Do Your Part (the Lazy Way)
Power bills giving you the blues? That’s a common problem when the weather is blazing hot, the air conditioner is running full-blast, and then the mailman drops off that dreaded envelope. It’s also common in the dead of winter, when the heater is cranked up to eleven.
Some energy-saving upgrades take a lot of time, effort and/or money, like window replacements, adding new insulation, replacing inefficient appliances.
But some steps are easy. For the lazy DIY’er, here’s a list of simple tactics to save energy around the home—so simple you won’t even break a sweat.
Rethink Your Light Bulbs
Compared to the old-fashioned incandescent bulbs, new CFL or LED bulbs use only a fraction of the electricity. They produce the same brightness (lumens) while using fewer watts, plus they last longer for less frequent bulb replacements. CFL or LED bulbs are not all the same, however, when it comes to performance. Bulbs certified with the U.S. DOE’s Energy Star label indicate they’ve undergone extensive testing. An Energy Star-certified light bulb uses about 70 to 90 percent less energy and lasts 10-25 times longer. Plus, most Energy Star LED bulbs are dimmable (check the package for more information).
Use your Ceiling Fan
Remember that a ceiling fan uses less energy than your air-conditioner, so use the fan to lower your energy bill and still stay comfortable. Just be sure to turn it off when you leave the room.
One often-overlooked aspect of a ceiling fan is its Reverse feature. Your fan probably has a directional switch on the motor, so reverse your fan in winter to produce a gentle updraft, forcing warm air that hovers near the ceiling down into the living space.
Alter your Laundry Habits
When it comes to the temperature setting on a washing machine, many people simply set it and forget it. But water heating actually makes up about 90 percent of the energy it takes to operate a clothes washer. If you use the cold water setting on your clothes washer, that’s money in the bank (yours). Specially formulated laundry detergents are available for cold water washing.
Here’s a few more simple laundry tips: Wash fuller loads so that you wash fewer loads. On occasions when you need to run a small load, set the machine to use a lower water level. Also, consider using longer spin times in the washer to reduce the amount of drying energy needed.
Speaking of the dryer, it seems that for most homeowners the clothesline has gone the way of the dodo. According to the Department of Energy, more than 80 percent of US homes now have a clothes dryer, accounting for 6 percent of residential electricity consumption.
Cleaning the lint trap after each use is one of the easiest things you can do to improve air circulation and increase the efficiency of the dryer. Also, consider using a lower heat setting to conserve energy. Use the moisture sensor option to avoid over-drying clothes. And don’t overstuff the dryer because it causes longer drying cycles.
Replace your HVAC Filter (Again)
Practically every home energy-saving article you’ll read will mention the importance of changing your air filter regularly. So why mention it here? Because people still forget the filter because it’s not readily visible. And for most people, out of sight is out of mind. I’m a prime example; I write about home improvement routinely and forget to change my system’s filter routinely.
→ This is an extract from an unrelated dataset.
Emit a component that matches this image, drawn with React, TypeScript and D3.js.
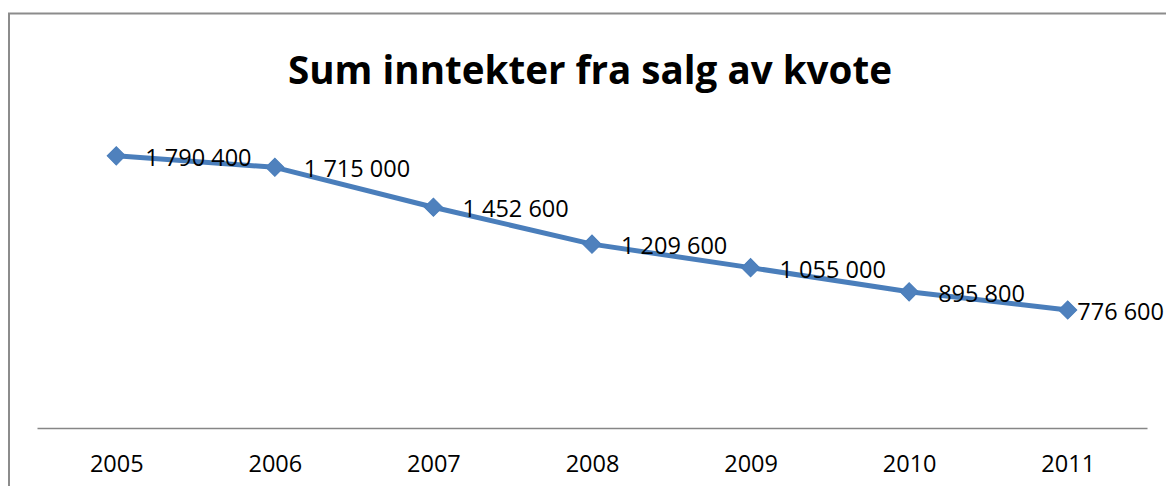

If the filter looks dirty after a month, change it, especially during heavy use months (winter and summer). At a minimum, change the filter every three months. A dirty filter will slow down air flow and make the system work harder (and use more electricity) to keep you warm or cool. A clean filter will also prevent dust and dirt from building up in the system, which can lead to expensive maintenance and/or early system failure.
Adjust your Water Temperature
If your home has a water heater with a tank, set the heater thermostat to 120 degrees F or lower. This will reduce the amount of energy it takes to produce and maintain your hot water by not overheating it. When you’re away on vacation, turn off electric heaters and turn down gas heaters so you’re not heating water that no one is using. The average household spends more than $250 per year on water heating, which makes it the second largest home-energy expenditure behind heating and cooling.
Tool-free Weather Seals
Let’s say you’ve sworn off manual labor for the weekend but you’re annoyed by a drafty window. It doesn’t get much easier than slapping up some self-stick weather-stripping. The stuff is sold in rolls, so the only tool you’ll need is a pair of scissors to snip it to length. You’ll find adhesive tapes made of vinyl foam, rubber foam, and EPDM rubber in a number of profiles. Thickness typically ranges from 1/4 to 1 inch.
Does your home need to be caulked, but you hate the sticky, gooey application process? I don’t blame you. One option is rope caulking which has a dry, clay-like consistency similar to plumber’s putty, and you press it into cracks or gaps up to 1/4 inch, shaping the bead with your fingertips. Rope caulk is easy to remove, and no caulk gun or cleanup is required.
Sealing air gaps around doors and windows can save you 10 to 15 percent on your energy bills.